Pallium di Antara Dua Paus: Fransiskus dan Benediktus XVI
Sebagai orang Katolik pernahkah Anda tahu dan melihat apa itu Pallium? Atau pernahkah Anda membandingkan jenazah Paus Fransiskus dan Paus Emeritus Benediktus XVI saat berada ada dalam peti?
Pallium adalah selempang wol putih dengan salib-salib kecil yang dikenakan di bahu Paus dan Uskup Agung Metropolita. Melambangkan otoritas pastoral dan penggembalaan umat, pallium menjadi tanda bahwa seorang pemimpin Gereja dipanggil untuk memikul tugasnya dengan rendah hati, seperti Kristus Sang Gembala. Bagi Paus sendiri, pallium melambangkan tanggung jawabnya menggembalakan seluruh umat Allah, menggantikan Kristus sebagai Gembala Agung di bumi.

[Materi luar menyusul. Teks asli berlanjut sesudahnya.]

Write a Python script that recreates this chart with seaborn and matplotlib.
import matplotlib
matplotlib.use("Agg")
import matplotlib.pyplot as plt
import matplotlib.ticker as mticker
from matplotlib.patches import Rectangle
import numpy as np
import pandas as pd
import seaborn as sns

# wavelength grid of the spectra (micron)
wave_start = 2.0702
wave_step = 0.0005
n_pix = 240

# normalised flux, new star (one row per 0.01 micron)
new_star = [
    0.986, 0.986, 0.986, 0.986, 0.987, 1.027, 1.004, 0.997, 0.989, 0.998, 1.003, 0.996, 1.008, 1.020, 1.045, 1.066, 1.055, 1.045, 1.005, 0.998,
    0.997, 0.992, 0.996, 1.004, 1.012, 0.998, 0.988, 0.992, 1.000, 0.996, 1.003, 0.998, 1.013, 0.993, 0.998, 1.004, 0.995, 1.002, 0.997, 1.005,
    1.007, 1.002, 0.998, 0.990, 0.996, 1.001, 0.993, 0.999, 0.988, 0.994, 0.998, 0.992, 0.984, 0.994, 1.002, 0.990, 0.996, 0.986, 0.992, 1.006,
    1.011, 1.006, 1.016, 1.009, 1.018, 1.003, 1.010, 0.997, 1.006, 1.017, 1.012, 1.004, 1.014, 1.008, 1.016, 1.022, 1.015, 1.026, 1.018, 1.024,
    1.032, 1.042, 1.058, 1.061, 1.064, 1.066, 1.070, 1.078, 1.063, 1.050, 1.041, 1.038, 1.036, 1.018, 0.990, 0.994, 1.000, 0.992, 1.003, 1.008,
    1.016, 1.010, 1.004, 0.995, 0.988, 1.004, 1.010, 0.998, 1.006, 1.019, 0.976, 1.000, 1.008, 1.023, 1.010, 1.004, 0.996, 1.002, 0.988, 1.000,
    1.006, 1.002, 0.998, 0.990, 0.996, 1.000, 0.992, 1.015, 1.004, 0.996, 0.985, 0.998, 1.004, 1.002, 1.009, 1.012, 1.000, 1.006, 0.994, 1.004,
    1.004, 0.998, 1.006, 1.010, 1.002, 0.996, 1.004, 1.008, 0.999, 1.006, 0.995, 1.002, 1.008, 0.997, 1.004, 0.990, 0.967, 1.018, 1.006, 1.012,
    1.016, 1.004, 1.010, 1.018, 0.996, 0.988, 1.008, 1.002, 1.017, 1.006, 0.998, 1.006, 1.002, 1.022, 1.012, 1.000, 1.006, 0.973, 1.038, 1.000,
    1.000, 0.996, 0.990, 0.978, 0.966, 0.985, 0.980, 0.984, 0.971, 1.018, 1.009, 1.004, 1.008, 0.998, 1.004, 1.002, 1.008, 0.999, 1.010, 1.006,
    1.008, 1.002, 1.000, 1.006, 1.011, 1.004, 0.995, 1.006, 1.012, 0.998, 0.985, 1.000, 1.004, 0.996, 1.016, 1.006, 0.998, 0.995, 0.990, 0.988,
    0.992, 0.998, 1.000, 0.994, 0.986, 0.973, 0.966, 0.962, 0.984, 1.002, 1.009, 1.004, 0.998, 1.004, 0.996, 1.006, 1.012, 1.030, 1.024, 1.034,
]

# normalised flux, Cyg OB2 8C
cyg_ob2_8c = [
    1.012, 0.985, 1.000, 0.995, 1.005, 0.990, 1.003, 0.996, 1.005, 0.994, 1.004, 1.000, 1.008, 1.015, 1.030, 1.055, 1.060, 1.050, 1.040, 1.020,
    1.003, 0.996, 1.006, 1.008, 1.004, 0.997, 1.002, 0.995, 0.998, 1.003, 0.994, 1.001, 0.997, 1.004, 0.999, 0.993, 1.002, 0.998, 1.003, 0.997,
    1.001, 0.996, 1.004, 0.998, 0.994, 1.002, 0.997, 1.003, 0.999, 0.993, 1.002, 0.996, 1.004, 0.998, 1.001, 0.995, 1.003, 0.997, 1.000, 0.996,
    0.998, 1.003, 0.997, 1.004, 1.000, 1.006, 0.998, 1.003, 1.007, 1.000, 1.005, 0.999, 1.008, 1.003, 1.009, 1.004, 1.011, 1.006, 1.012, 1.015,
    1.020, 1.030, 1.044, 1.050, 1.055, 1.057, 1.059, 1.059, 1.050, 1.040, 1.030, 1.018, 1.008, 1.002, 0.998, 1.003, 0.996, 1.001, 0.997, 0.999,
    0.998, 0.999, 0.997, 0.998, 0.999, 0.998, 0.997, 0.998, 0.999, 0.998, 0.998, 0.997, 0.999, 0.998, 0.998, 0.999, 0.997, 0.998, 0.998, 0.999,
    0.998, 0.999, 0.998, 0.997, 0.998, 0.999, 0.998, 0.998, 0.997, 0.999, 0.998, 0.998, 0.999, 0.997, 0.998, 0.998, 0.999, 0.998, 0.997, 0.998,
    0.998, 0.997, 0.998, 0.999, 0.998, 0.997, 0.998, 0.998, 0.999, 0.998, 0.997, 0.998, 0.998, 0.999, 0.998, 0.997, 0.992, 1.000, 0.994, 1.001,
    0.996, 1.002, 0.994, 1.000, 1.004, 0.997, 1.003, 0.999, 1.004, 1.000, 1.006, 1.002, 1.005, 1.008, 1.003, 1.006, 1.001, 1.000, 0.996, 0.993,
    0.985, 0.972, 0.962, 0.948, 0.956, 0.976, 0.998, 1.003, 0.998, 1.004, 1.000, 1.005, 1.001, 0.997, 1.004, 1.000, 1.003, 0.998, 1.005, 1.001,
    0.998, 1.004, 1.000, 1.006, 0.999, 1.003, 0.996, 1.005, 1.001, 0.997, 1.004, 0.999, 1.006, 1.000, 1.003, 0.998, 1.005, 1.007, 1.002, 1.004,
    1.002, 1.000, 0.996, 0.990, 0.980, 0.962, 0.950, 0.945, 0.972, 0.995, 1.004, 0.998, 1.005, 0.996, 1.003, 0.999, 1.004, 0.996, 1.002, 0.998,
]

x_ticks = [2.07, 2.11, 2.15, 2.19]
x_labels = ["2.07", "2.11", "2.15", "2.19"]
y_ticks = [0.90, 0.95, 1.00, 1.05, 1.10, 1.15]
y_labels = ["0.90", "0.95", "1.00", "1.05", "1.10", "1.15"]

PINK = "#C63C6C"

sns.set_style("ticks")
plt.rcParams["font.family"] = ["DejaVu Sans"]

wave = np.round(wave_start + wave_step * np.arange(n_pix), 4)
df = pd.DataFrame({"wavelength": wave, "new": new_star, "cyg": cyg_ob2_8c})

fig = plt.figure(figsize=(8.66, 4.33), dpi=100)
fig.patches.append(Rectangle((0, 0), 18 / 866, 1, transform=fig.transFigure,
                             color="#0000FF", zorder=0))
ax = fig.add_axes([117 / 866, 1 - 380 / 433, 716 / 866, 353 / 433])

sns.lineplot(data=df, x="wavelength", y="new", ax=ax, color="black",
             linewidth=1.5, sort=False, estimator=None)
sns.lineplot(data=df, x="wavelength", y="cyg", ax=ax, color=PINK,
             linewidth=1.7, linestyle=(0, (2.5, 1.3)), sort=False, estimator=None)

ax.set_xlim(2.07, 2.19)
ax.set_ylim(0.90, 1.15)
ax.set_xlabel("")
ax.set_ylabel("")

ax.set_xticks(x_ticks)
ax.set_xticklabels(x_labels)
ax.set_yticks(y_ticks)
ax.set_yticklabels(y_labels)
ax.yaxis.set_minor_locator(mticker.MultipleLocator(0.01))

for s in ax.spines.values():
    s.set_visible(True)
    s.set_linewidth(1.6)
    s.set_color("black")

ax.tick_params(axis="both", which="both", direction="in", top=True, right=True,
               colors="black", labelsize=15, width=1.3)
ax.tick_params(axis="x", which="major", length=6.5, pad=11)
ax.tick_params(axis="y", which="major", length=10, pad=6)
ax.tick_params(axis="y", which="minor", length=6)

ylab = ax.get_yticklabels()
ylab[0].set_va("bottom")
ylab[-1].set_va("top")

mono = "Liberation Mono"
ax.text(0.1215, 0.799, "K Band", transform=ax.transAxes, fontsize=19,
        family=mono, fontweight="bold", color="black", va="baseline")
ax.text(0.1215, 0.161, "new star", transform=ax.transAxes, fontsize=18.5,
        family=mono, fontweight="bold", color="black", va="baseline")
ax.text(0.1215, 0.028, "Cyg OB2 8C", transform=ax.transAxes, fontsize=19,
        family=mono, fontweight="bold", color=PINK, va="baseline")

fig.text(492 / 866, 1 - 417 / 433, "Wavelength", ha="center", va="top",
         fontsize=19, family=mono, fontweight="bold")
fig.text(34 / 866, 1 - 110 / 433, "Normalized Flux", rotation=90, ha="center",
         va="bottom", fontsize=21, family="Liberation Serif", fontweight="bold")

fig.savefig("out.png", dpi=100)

Di dalam tradisi Gereja Katolik, pallium selalu menjadi lambang istimewa: tanda penggembalaan sejati, beban otoritas, dan kesetiaan terhadap Kristus sampai akhir hayat. Saat seorang Paus aktif wafat, pallium dikenakan dalam pemakamannya sebagai tanda bahwa dia tetap menggembalakan umat hingga hembusan napas terakhirnya.
Hari-hari ini (sebelum peti ditutup) kita menyaksikan Jenazah Paus Fransiskus dikenakan pallium - tentu bukan sekadar kain, melainkan lambang bahwa seluruh hidupnya, sampai akhir, dipersembahkan untuk menggembalakan umat Kristus. Cincin nelayan yang sebelumnya melekat di jarinya telah dihancurkan secara ritual, simbol berakhirnya masa pelayanan di dunia. Maka ia akan dimakamkan sebagai Paus yang wafat dalam tugas, tetap memanggul beban kawanan domba-Nya hingga ajal.

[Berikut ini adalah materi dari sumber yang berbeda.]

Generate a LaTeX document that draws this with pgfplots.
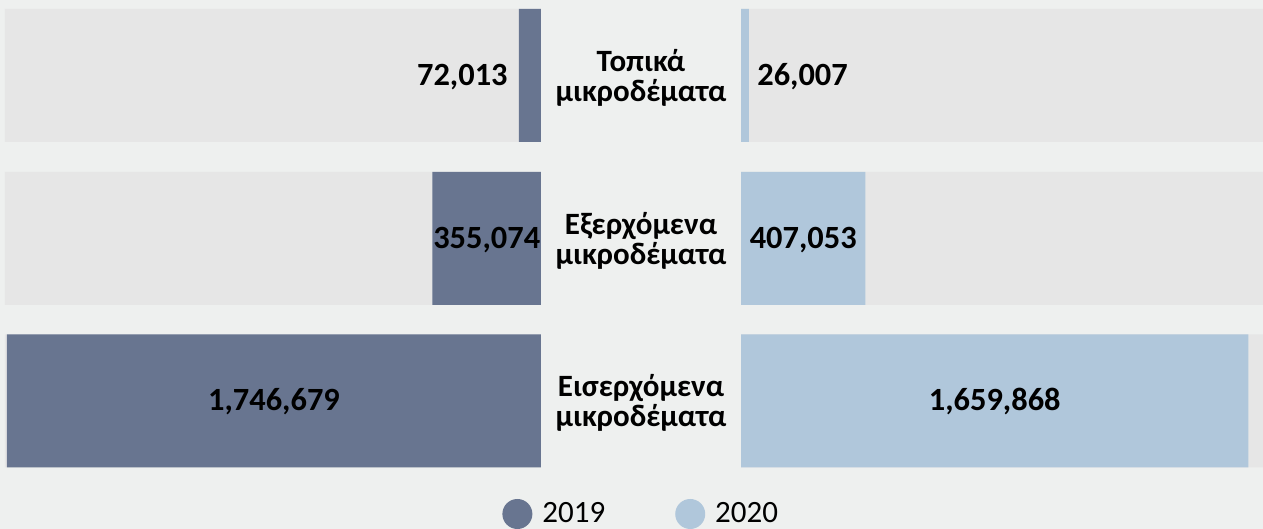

Di sisi lain, Paus Emeritus Benediktus XVI, yang wafat pada 31 Desember 2022, memperlihatkan kepada dunia wajah lain dari panggilan ini.
Dalam kematiannya Ia tidak mengenakan pallium di atas tubuhnya; Ia tidak memakai cincin nelayan lagi sejak pengunduran dirinya. Ia dimakamkan hanya dalam jubah putih sederhana, dengan kalung salib di dadanya sebagai satu-satunya lambang kasih setianya kepada Kristus.
Namun, pallium masa awal kepausannya tetap ditempatkan di dalam peti jenazah, seolah menjadi kenangan hening atas beban yang pernah ia tanggung dan yang dengan rendah hati ia serahkan kembali kepada Gereja.
Perbedaan ini bukan sekadar perbedaan teknis liturgi, tetapi mencerminkan dua perjalanan rohani yang berbeda. Fransiskus, akan dikenang sebagai Paus yang memimpin hingga akhir hayatnya, menggembalakan hingga hari terakhir. Sedangkan Benediktus XVI dikenang sebagai Paus yang dengan kerendahan hati mengundurkan diri demi kebaikan Gereja, lalu menuntaskan hidupnya dalam doa dan pengabdian sunyi.
Keduanya memperlihatkan bahwa kesetiaan kepada Kristus tidak selalu harus berjalan dalam garis yang sama.
Dalam mengenakan atau melepaskan pallium, keduanya telah menjalani misteri kasih Allah yang sama - satu melalui karya aktif, yang lain melalui keheningan dan doa.